Their behaviour may have emerged during domestication, researchers say

London: Researchers have found that dogs are capable of imitating their playmates’ expression, which could point to them demonstrating basic levels of empathy,.
For humans, copying each other’s facial expressions is important as it aids social bonding.
Now, researchers from University of Pisa, Italy, have found dogs do the same — a behaviour that researchers believe emerged during domestication.
Previously, the capacity to copy behaviour was detected only in humans and non-human primates such as chimpanzees and orangutans.
For the latest study, researchers tested for body and facial rapid mimicry in domestic dogs.

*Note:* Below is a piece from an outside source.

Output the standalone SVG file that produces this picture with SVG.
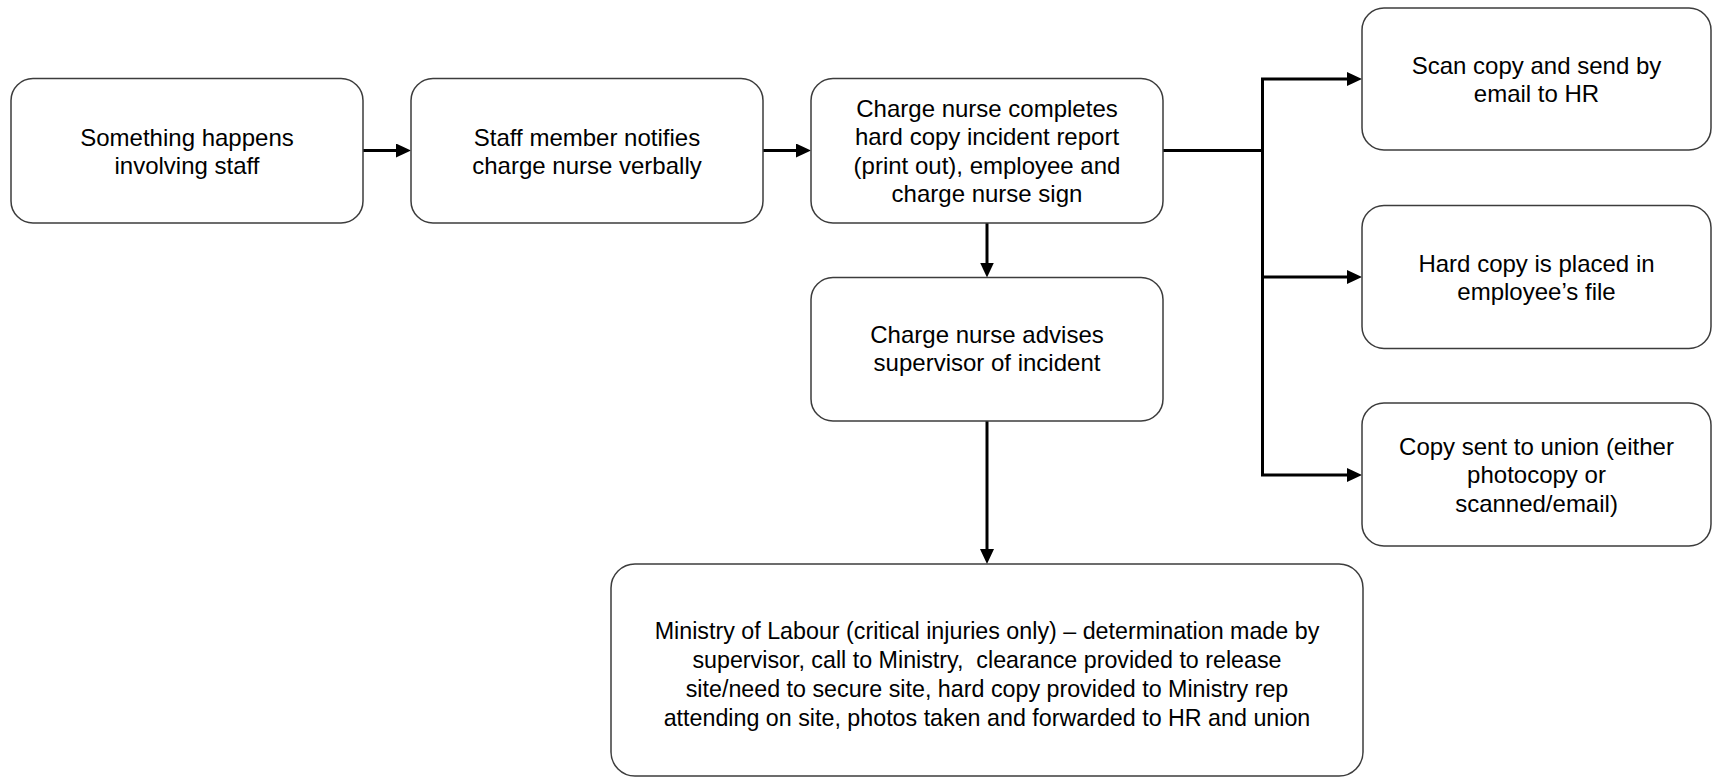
<svg xmlns="http://www.w3.org/2000/svg" width="1713" height="778" viewBox="0 0 1713 778">
  <style>
    .box { fill: #ffffff; stroke: #3c3c3c; stroke-width: 1.5; }
    .lbl { font-family: "Liberation Sans", Arial, sans-serif; font-size: 24px; fill: #000000; text-anchor: middle; }
    .conn { fill: none; stroke: #000000; stroke-width: 3; }
  </style>
  <defs>
    <marker id="arr" markerUnits="userSpaceOnUse" markerWidth="16" markerHeight="15" refX="5" refY="7" orient="auto">
      <path d="M0,0 L15,7 L0,14 Z" fill="#000000"/>
    </marker>
  </defs>
  <rect width="1713" height="778" fill="#ffffff"/>

  <g id="connectors">
    <path class="conn" d="M363,150.5 H401" marker-end="url(#arr)"/>
    <path class="conn" d="M763,150.5 H801" marker-end="url(#arr)"/>
    <path class="conn" d="M987,222.5 V267.5" marker-end="url(#arr)"/>
    <path class="conn" d="M987,421 V554" marker-end="url(#arr)"/>
    <path class="conn" d="M1163,150.5 H1262.5"/>
    <path class="conn" d="M1262.5,79 V475"/>
    <path class="conn" d="M1261,79 H1352" marker-end="url(#arr)"/>
    <path class="conn" d="M1262.5,277 H1352" marker-end="url(#arr)"/>
    <path class="conn" d="M1261,475 H1352" marker-end="url(#arr)"/>
  </g>

  <g id="node-something-happens">
    <rect class="box" x="11" y="78.5" width="352" height="144.5" rx="22" ry="22"/>
    <text class="lbl" x="187" y="145.5">Something happens</text>
    <text class="lbl" x="187" y="173.5">involving staff</text>
  </g>

  <g id="node-staff-notifies">
    <rect class="box" x="411" y="78.5" width="352" height="144.5" rx="22" ry="22"/>
    <text class="lbl" x="587" y="145.5">Staff member notifies</text>
    <text class="lbl" x="587" y="173.5">charge nurse verbally</text>
  </g>

  <g id="node-charge-nurse-completes">
    <rect class="box" x="811" y="78.5" width="352" height="144.5" rx="22" ry="22"/>
    <text class="lbl" x="987" y="116.75">Charge nurse completes</text>
    <text class="lbl" x="987" y="145.25">hard copy incident report</text>
    <text class="lbl" x="987" y="173.75">(print out), employee and</text>
    <text class="lbl" x="987" y="202.25">charge nurse sign</text>
  </g>

  <g id="node-advises-supervisor">
    <rect class="box" x="811" y="277.5" width="352" height="143.5" rx="22" ry="22"/>
    <text class="lbl" x="987" y="343">Charge nurse advises</text>
    <text class="lbl" x="987" y="371">supervisor of incident</text>
  </g>

  <g id="node-scan-copy">
    <rect class="box" x="1362" y="8" width="349" height="142" rx="22" ry="22"/>
    <text class="lbl" x="1536.5" y="73.5">Scan copy and send by</text>
    <text class="lbl" x="1536.5" y="101.5">email to HR</text>
  </g>

  <g id="node-hard-copy-file">
    <rect class="box" x="1362" y="205.5" width="349" height="143" rx="22" ry="22"/>
    <text class="lbl" x="1536.5" y="271.5">Hard copy is placed in</text>
    <text class="lbl" x="1536.5" y="299.5">employee’s file</text>
  </g>

  <g id="node-copy-union">
    <rect class="box" x="1362" y="403" width="349" height="143" rx="22" ry="22"/>
    <text class="lbl" x="1536.5" y="454.5">Copy sent to union (either</text>
    <text class="lbl" x="1536.5" y="483">photocopy or</text>
    <text class="lbl" x="1536.5" y="511.5">scanned/email)</text>
  </g>

  <g id="node-ministry">
    <rect class="box" x="611" y="564" width="752" height="212" rx="24" ry="24"/>
    <g transform="translate(987,0) scale(0.97,1) translate(-987,0)">
      <text class="lbl" x="987" y="639.5">Ministry of Labour (critical injuries only) – determination made by</text>
      <text class="lbl" x="987" y="668.5" xml:space="preserve">supervisor, call to Ministry,  clearance provided to release</text>
      <text class="lbl" x="987" y="697.5">site/need to secure site, hard copy provided to Ministry rep</text>
      <text class="lbl" x="987" y="726.5">attending on site, photos taken and forwarded to HR and union</text>
    </g>
  </g>
</svg>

“We demonstrated that rapid mimicry is present in dogs and it is an involuntary, automatic and split-second mirroring of other dogs,” lead researcher Elisabetta Palagi was quoted as saying by telegraph.co.uk.
Moreover, the distribution of rapid mimicry was strongly affected by the familiarity linking the subjects involved — the stronger the social bonding, the higher the level of rapid mimicry.
“In conclusion, our results demonstrate the presence of rapid mimicry in dogs, the involvement of mimicry in sharing playful motivation and the social modulation of the phenomenon,” the researchers wrote.
All these findings support the idea that a possible linkage between rapid mimicry and emotional contagion — a building-block of empathy — exists in dogs, the study said.
The findings appeared in the journal Open Science.